China implodes not because of anything we do. As a matter of fact, we have delayed her implosion by investing there. We are afraid of her imploding, that is why we contain her. China implodes because of her domestic policies. Once a dictator cannot kill his citizens with impunity, the dictator is doomed. When a dictator is doomed, he lashes out against external enemies to divert attentions from his people, and galvanize their supports. The most obvious target is Taiwan. That is what we are trying to contain, the aftermath of China's implosion.

Posted by: ic at March 16, 2007 11:04 AM

HT: As measured by the 30 issues tracked in the DJIA, the "US market" retreated to where it was on December 1, 2006. Yawn.

Posted by: JR at March 16, 2007 11:32 AM

It's just the business cycle and the speculative real estate implosion.
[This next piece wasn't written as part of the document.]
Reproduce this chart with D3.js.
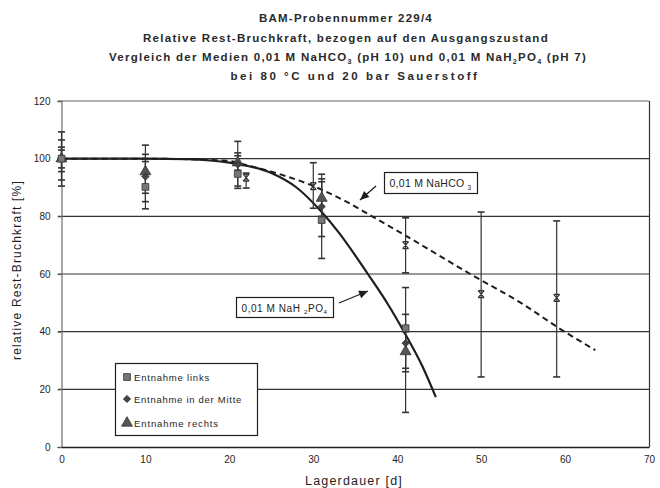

The Shanghai market was only a catalyst setting off the inevitable correction.

Posted by: at March 16, 2007 12:09 PM

First, you are collectively missing the point, which is: if a minor dislocation in China can cause a significant drop, what will OJ's projected "implosion" do?

Second, a drop from 12700 in the Dow to slightly below 12000 (where we were mid-session recently) is 6% on the face, not 2%. When you add in the larger drop in the Nasdaq composite, you probably get close to 7% overall.

Third, the return from the market, taken over the last seven years, has been anemic. A few nice runs have had the life sucked out of them by some exogenously-inspired drops, leading to a 2% return or less (using the Dow as a proxy), averaged over the entire period. We can't all be traders, and we can't all beat the market. And a major correction at this point could actually take us back into negative return territory for the last 8 or so years; you can't build a privatized retirement system on that kind of ROI.

So be careful what you wish for, is what I'm saying.

Posted by: HT at March 16, 2007 12:25 PM

We may get a cold but China will be dead. In less than a year(at the outside) we will get over the cold but China will still be dead.

Posted by: Bob at March 16, 2007 12:45 PM

You can't seriously be suggesting that ditching the PRC isn't worth a dip in the market? It'd be our cheapest military victory since Grenada.

Posted by: oj at March 16, 2007 1:23 PM

HT: If you need money for retirement in 8 years, it shouldn't be in the stock market, now should it? And if you need it in 40 years, where else would you put it?

Posted by: b at March 16, 2007 1:50 PM

HT: Just to clarify the point we're apparently missing. DJIA closed at 12,632 on 2/26. China, et al "sneezed." On 2/27 the close was 12,216. It took another five days of panicked headlines to reach 12,050 on 3/5/07, it's lowest point since 11/3/06.

The DJIA isn't the best proxy but, since it's the one we're talking about: DJIA returns for the last 10 years ended 12/30/2006 [annualized, price] = 6.81% [source: FactSet] S&P 500 was about 160 basis points better.

No competent institutional money manager would suggest 30 US equities be the sole foundation of a giant pension. Setting aside the obvious underdiversification in the DJIA [one asset category=US LG], risk/return premiums in equities abound elsewhere [i.e. International, Small, Value]. Not to mention other asset categories: commodities, managed futures, real estate, etc.

[Self ref alert] Skating on thin ice in terms of what can be said here but . . .we manage about $200MM in portfolios with a strict adherence to static weightings of 10-14 entire asset categories [meaning, we don't trade, time or sector rotate]. Our most aggressive equity platform [95% stocks] holds 9,400+ individual issues from 40+ countries.

Since 1995, its worst 1yr return was -8.7% [gross, 2002]. The 10yr annualized number is about 550 basis points better than the DJIA number above. [Usual caveats: YRMV, not an offer to buy or sell securities, read and carefully consider the prospectus, blah blah blah, etc.]

China isn't small, but it's a BIG BIG world out there.